A ‘Pony Express’ system
Ryder began handling parts of Stonyfield’s shipping in 2006, taking over management of Stonyfield’s common carriers — the trucks owned and operated by outside companies. At the time, common carriers were handling about 85 percent of Stonyfield’s outbound shipping, Boccelli recalls. Ryder’s new duties ranged from negotiating contracts with carriers to monitoring carriers’ results and reporting carriers’ performance compared with Ryder baselines, Swenson says.
At first, Stonyfield retained control of its dedicated fleet — the two tractors, two trailers and two drivers hauling products to points in the Northeast that constituted 15 percent of outbound shipping — but initial success with the common carriers prompted Stonyfield to hand over management of the dedicated fleet a year later. The dedicated fleet soon grew to three tractors, six trailers and four drivers and began handling 20 percent of outbound shipments.
Ryder set up a “Pony Express” system for the dedicated fleet: One driver pilots a truck about 250 miles to Newburgh, N.Y., where a new driver replaces the original. The Pony Express model alleviates the need for drivers to stay out overnight, enabling Ryder to use tractors without sleeping compartments – reducing weight and, as a result, boosting fuel economy.
What’s more, without long hauls the truck engines no longer need to idle overnight to keep the cabs warm while the driver sleeps, Swenson says, and reducing the payload’s time on the road limits the likelihood of spoilage and lessens inventory carrying costs.
Early on, Ryder introduced automated freight bills and payment, eliminating the reams of paperwork that occupied much of Boccelli’s time and freeing him to concentrate on analyzing the business. “Now, we’re at about 96 percent electronic,” he says. Switching from paper to electronic documents also helps Ryder compile and study the data, which increases the company’s understanding of the system and improvements that include route optimization, Swenson says.
As part of Ryder’s “end-to-end” management of outbound freight from the factory dock to the retailers’ distribution centers, Stonyfield has added a second distribution center and placed it under Ryder management, Bocelli says.
Ryder uses satellites to keep tabs on trucks, making sure drivers take the most efficient routes and enabling management to redirect trucks when orders arrive for product, Swenson says.

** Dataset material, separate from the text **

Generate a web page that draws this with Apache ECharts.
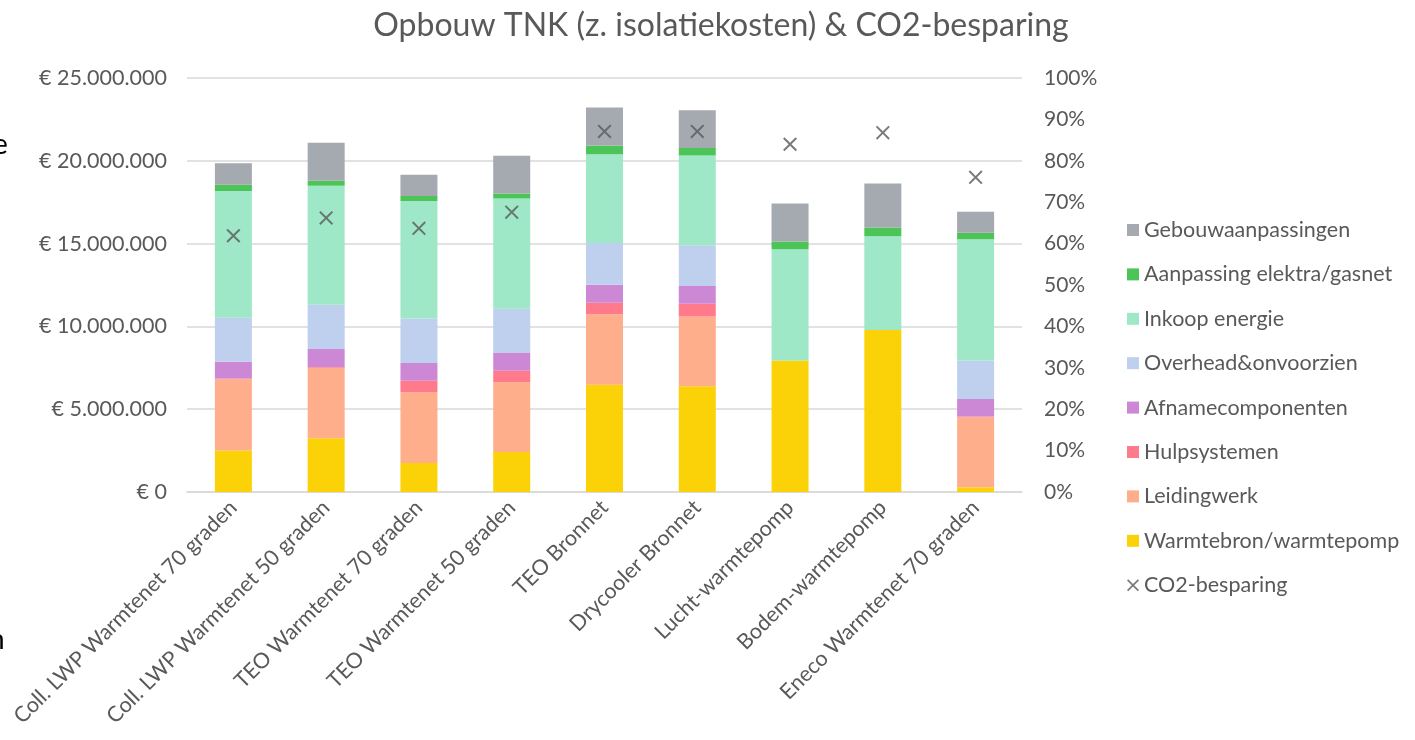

The systems also can direct trucks to the nearest fueling stations and repair shops.
Ryder’s onboard technology monitors the amount of time trucks are idling and checks to see if drivers are shifting gears at the optimum moment — two ways of reducing fuel consumption and carbon emissions.
Meanwhile, Ryder has convinced truck maker Freightliner to produce tractors and trailers to Ryder’s RydeGreen specifications, which call for aerodynamic mirrors, fairings and cab extenders that deflect wind, automatic tire inflation for better mileage and lighter rims to reduce weight. Synthetic oil and automatic transmissions also improve fuel economy and reduce emissions, says Swenson.
Ryder also searches for other modes of transportation. As a result, Stonyfield began using rail in 2009 and now ships 10 percent of its common-carrier volume this way, Boccelli says. The company hopes to increase that to 20 percent this year.
The future could bring other changes, too. Stonyfield has concentrated on cleaning up its own factory and outbound supply chain, but plans to lobby suppliers to reduce carbon emissions in their factories, farms and supply chains.
In studies aimed at helping Stonyfield achieve its goal of reducing greenhouse-gas emissions 75 percent by 2015, Ryder has constructed a scenario calling for a second Stonyfield plant, located in the west, and doubling the number of distribution centers to four.
“Efficiency and sustainability are highly correlated,” Swenson says. “They’re not mutually exclusive.”